Fire-safety officers have shut down Ikea's new furniture retail mega mall in provincial Russian city of Nizjni Novgorod for 30 days. As a result the Ikea store that opened less than a month ago and the 150 shops attached to it will miss out on the lucrative Christmas season.
Fire-safety officers have shut down Ikea's new furniture retail mega mall in provincial Russian city of Nizjni Novgorod for 30 days. As a result the Ikea store that opened less than a month ago and the 150 shops attached to it will miss out on the lucrative Christmas season.
Jeff Kershaw, a retail-sector analyst with CB Richard Ellis Noble Gibbons, estimated in the Moscow Times that a shopping complex as large as the 150,000 m2 Nizhny Novgorod mega mall would take in roughly $37 million in an average month. For every day that the mall is closed, it would therefore stand to lose some $1.2 million.
This is not the first time that one of Ikea's mega malls in Russia had to close its doors for the busy December period. In 2004, fire officers cited concerns about a gas leak to order the closure of Ikea's mega store at Chimki, near Moscow.

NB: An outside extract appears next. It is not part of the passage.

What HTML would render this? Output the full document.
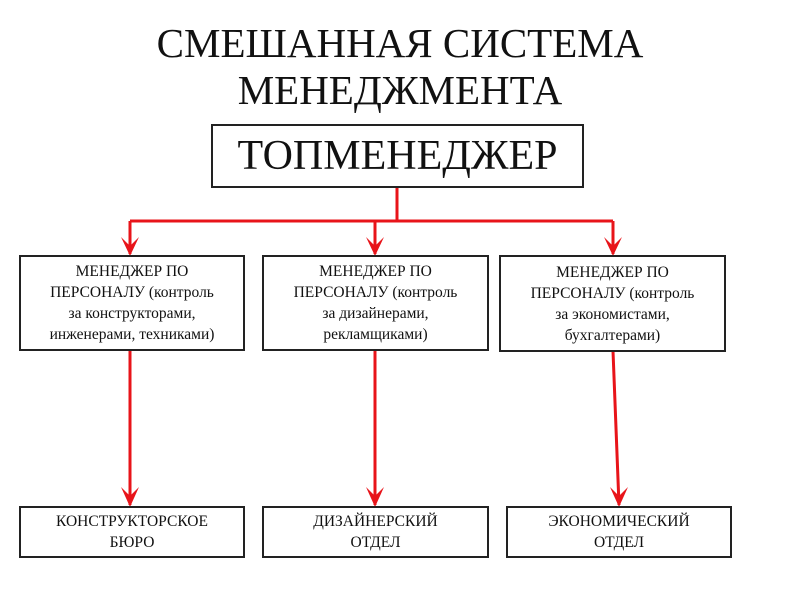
<!DOCTYPE html>
<html><head><meta charset="utf-8"><style>
body{margin:0;width:800px;height:600px;background:#fff;position:relative;overflow:hidden;font-family:"Liberation Serif","DejaVu Serif",serif;color:#111}
.t{position:absolute;left:0;width:800px;text-align:center;font-size:41px;line-height:47px;top:20px}
.b{position:absolute;border:2px solid #222;box-sizing:border-box;display:flex;align-items:center;justify-content:center;text-align:center;font-size:15.5px;line-height:21px}
</style></head><body>
<div class="t">СМЕШАННАЯ СИСТЕМА<br>МЕНЕДЖМЕНТА</div>
<div class="b" style="left:211px;top:124px;width:373px;height:64px;font-size:42px;line-height:48px">ТОПМЕНЕДЖЕР</div>
<svg width="800" height="600" style="position:absolute;left:0;top:0">
<g stroke="#e8141a" stroke-width="3" fill="none">
<path d="M397 188V221M130 221H613M130 221V254M375 221V254M613 221V254M130 350V505M375 350V505M613 351L619 505"/>
</g>
<g fill="#e8141a">
<path d="M121 237L130 256L139 237L130 246Z"/>
<path d="M366 237L375 256L384 237L375 246Z"/>
<path d="M604 237L613 256L622 237L613 246Z"/>
<path d="M121 487L130 507L139 487L130 496Z"/>
<path d="M366 487L375 507L384 487L375 496Z"/>
<path d="M610 487L619 507L628 487L619 496Z"/>
</g></svg>
<div class="b" style="left:19px;top:255px;width:226px;height:96px">МЕНЕДЖЕР ПО<br>ПЕРСОНАЛУ (контроль<br>за конструкторами,<br>инженерами, техниками)</div>
<div class="b" style="left:262px;top:255px;width:227px;height:96px">МЕНЕДЖЕР ПО<br>ПЕРСОНАЛУ (контроль<br>за дизайнерами,<br>рекламщиками)</div>
<div class="b" style="left:499px;top:255px;width:227px;height:97px">МЕНЕДЖЕР ПО<br>ПЕРСОНАЛУ (контроль<br>за экономистами,<br>бухгалтерами)</div>
<div class="b" style="left:19px;top:506px;width:226px;height:52px">КОНСТРУКТОРСКОЕ<br>БЮРО</div>
<div class="b" style="left:262px;top:506px;width:227px;height:52px">ДИЗАЙНЕРСКИЙ<br>ОТДЕЛ</div>
<div class="b" style="left:506px;top:506px;width:226px;height:52px">ЭКОНОМИЧЕСКИЙ<br>ОТДЕЛ</div>
</body></html>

There were unconfirmed rumours at the time that the real reason was Ikea's refusal to grease the local bureaucratic wheels with bribes.
This time around the closure at Nizjni Novgorod was triggered by local anger over the death of five-year-old child in a bizarre accident. A shopper lost control of a shopping cart loaded with almost 200 kilos of building materials, hurtled down a walkway between floors and smashed into the victim.
Meanwhile, Ikea will be hoping for happier news from the Swedish town of Haparanda on the Artic Circle. The company hopes its most northerly store in the world will attract about 1 million shoppers a year from four countries in the area -Sweden, Finland, Russia and Norway.